Why Is My Hair Falling Out? Alopecia Explained

By: Renown Wellness Team

September 15, 2023

A woman in a yellow shirt pulls out hair from a hairbrush.

© MikeSaran via Canva.com

Hair is often considered a symbol of identity and self-expression, from scalps and eyebrows to beards and bodies. But what happens when this symbol starts to fall out? The 6.7 million people across the country living with alopecia know this feeling all too well.

Alopecia, or hair loss, is a medical condition with variable causes, presentations and treatments. Experts at Renown Health dive into the world of alopecia, its causes and how to address it – especially as we embrace National Alopecia Awareness Month this September.  

Types of Alopecia 

The term “alopecia” is a broad umbrella term that encompasses many different forms of hair loss that can present itself at any age, no matter your gender or ethnicity.
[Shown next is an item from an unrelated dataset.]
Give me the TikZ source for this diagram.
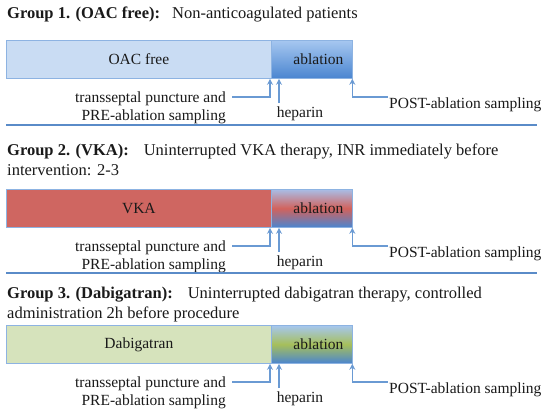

The most common types include: 

  • Alopecia Areata: An autoimmune disorder where the immune system targets hair follicles, typically resulting in patches of hair loss on the scalp and/or other body parts. More severe forms of alopecia areata also exist, such as alopecia totalis and alopecia universalis.
  • Androgenetic (or Androgenic) Alopecia: A disorder also known as male or female pattern baldness that causes gradual hair thinning and loss often around the temples and crown. Unlike alopecia areata, this form of alopecia is usually hereditary.
  • Telogen Effluvium: A condition resulting in hair shedding, typically after high-stress or infectious events, such as after giving birth or after a COVID-19 infection. This usually resolves itself within a few months to a year.
  • Traction Alopecia: Hair loss resulting from the effects of tight braiding or styling of the hair, which can cause permanent loss over time.
  • Scarring and Inflammation-Mediated Hair Loss: Patterns of hair loss related to lupus, lichen planus or other autoimmune conditions that can unfortunately be permanent and progressive. 

Options to Treat Alopecia 

While there isn’t a cure for most types of alopecia, some treatments are available to help minimize the effects of the condition and promote hair growth. Treatment varies depending on the type of alopecia. Potential options can include: 

  • Topical Minoxidil: An FDA-approved over-the-counter medication available in foam or liquid form and applied directly to the scalp, which helps stimulate hair growth by increasing blood flow to hair follicles.
  • Hormone Therapies: A hormone regimen that can help minimize the resulting hair thinning and balding.
  • Corticosteroids: A topical cream or ointment – or an injection for severe cases – that help reduce inflammation and re-grow hair.
  • Low-Level Laser Therapy: A therapeutic, non-invasive intervention involving wearing special caps or combs that release painless, low-level lasers to stimulate hair follicles.
  • Healthy Diets and Nutritional Supplements: A diet rich in vitamins and minerals essential for hair health, such as biotin and collagen, can aid in recovery. Vitamin D and iron are also important hair growth nutrients.
  • Stress Management: Stress can impact the speed and frequency of hair loss. Managing your stress can help mitigate the effects of alopecia. 

Treatment for alopecia is not a one-size-fits-all approach. A scalp skin biopsy may help determine a cause for hair loss and help guide the best management strategies with your provider. 

Addressing the Emotional Impacts 

Even though alopecia isn’t life-threatening, the impacts of the condition can affect your self-esteem and self-image. The most powerful tool to help you manage alopecia is knowledge. Keeping yourself educated about your condition, and encouraging your loved ones to do the same, can help arm yourself with the acceptance and self-compassion you need and help combat misconceptions. 

With the rise in awareness in the mainstream media for alopecia and other hair conditions, beauty standards and fashion are shifting to become more inclusive for those experiencing hair loss. Celebrating the many diverse hairstyles and fashion statements can help you regain your confidence. There are many options you can advantage of to help style your hair and protect your scalp: 

  • Hairpieces: Wigs, extensions and other hairpieces can help cover up balding or thinning patches and add volume to your hair. Hairpieces have come a long way in the past few decades, and many use real human hair.
  • Hats: Hats serve a dual purpose – a fun fashion accessory to help boost your confidence and a method of protecting your scalp from the sun. As someone with alopecia, your scalp is more exposed, and hats can provide that extra layer of protection you need.
  • Scalp Sunscreens: While regular body sunscreens can provide good scalp sun protection, they can result in oily scalp and hair appearance. Sunscreens that are specifically designed for the scalp are available at most beauty stores or online.

Remember, patience is fundamental, as many treatments require consistent use over time to see noticeable results. Stay resilient, and don’t give up – you are not alone in your alopecia journey.